Public Art Registry
Golden Tree
Photo: photo credit not available
Golden Tree by Douglas Coupland - photo by photo credit not available
8018 - 8198 Cambie
Corner of SW Marine Drive and Cambie Street
Gift
2016
Sculpture
In place
City of Vancouver
Intracorp
City of Vancouver Private Development Program
Artist statement
"I remember growing up and seeing photos of redwood stumps in northern California, photos in which, “Wow! You can drive a car right through it!” I remember always thinking of what an affront to nature it was to use a car as a standard of bigness, but that was the early twentieth century. Later in the century, in 1995, I was in Ireland and phoning home for voicemail messages and had one from my mother that said, “Hi Dear, Constable So-and-so from the Vancouver Police phoned to ask if you’d deliberately left your VW parked inside the Hollow Tree in Stanley Park before you left and, to be honest, with you we never know, so could you give him a ring?” My car had been stolen from an underground parkade and abandoned in the tree by joyriders. In 2006 Stanley Park’s Hollow Tree, an 800-year-old Western red cedar stump, was damaged in a particularly bad storm, and the City of Vancouver made a stab at removing it. I don’t know what they were thinking.

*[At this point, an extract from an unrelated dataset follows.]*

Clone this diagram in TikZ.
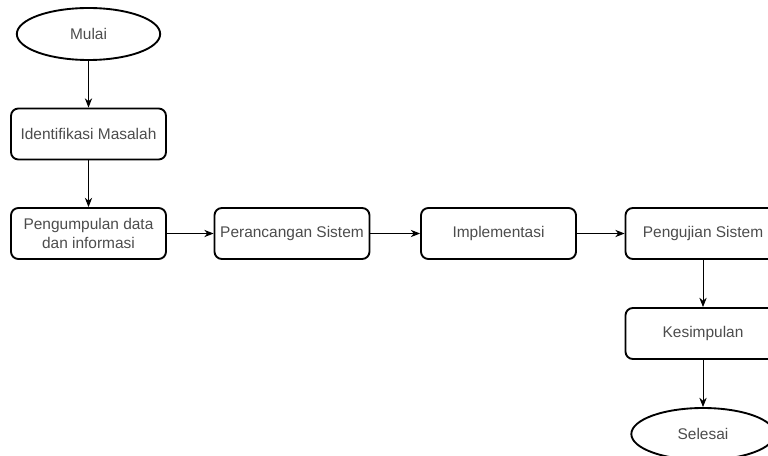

Everyone in the city went crazy. The Hollow Tree is where people had their grad photos taken. It’s where they had their first kiss; it’s where everybody takes their relatives from overseas. In 2009 the Hollow Tree Conservation Society, funded entirely by private donations, stabilized the tree, and in October 2011 it was restored as well as possible, and made open to the public. I was pretty supportive of this project but years later I’m looking at the tree and I can see its days are numbered. It’s a piece of dead wood hundreds of years old. It’s rotting. It’s nature. So I wondered, “Why not transform the tree? Why not put it through a mirror and have it come out the other side as a mythical entity?” This is what I did with the Golden Tree at the corner of SW Marine Drive and Cambie Street. It’s a mirror of something that once was — and will still be for a little while — and it establishes the existence of an evolving city that has an evolving sense of nature and ecosystems. It’s also located at the Canada Line Station, and I realize for many people coming to Vancouver, they’ll see the Golden Tree before they see the Hollow Tree, as if reading the chapters in a book in the wrong order, and isn’t that life?"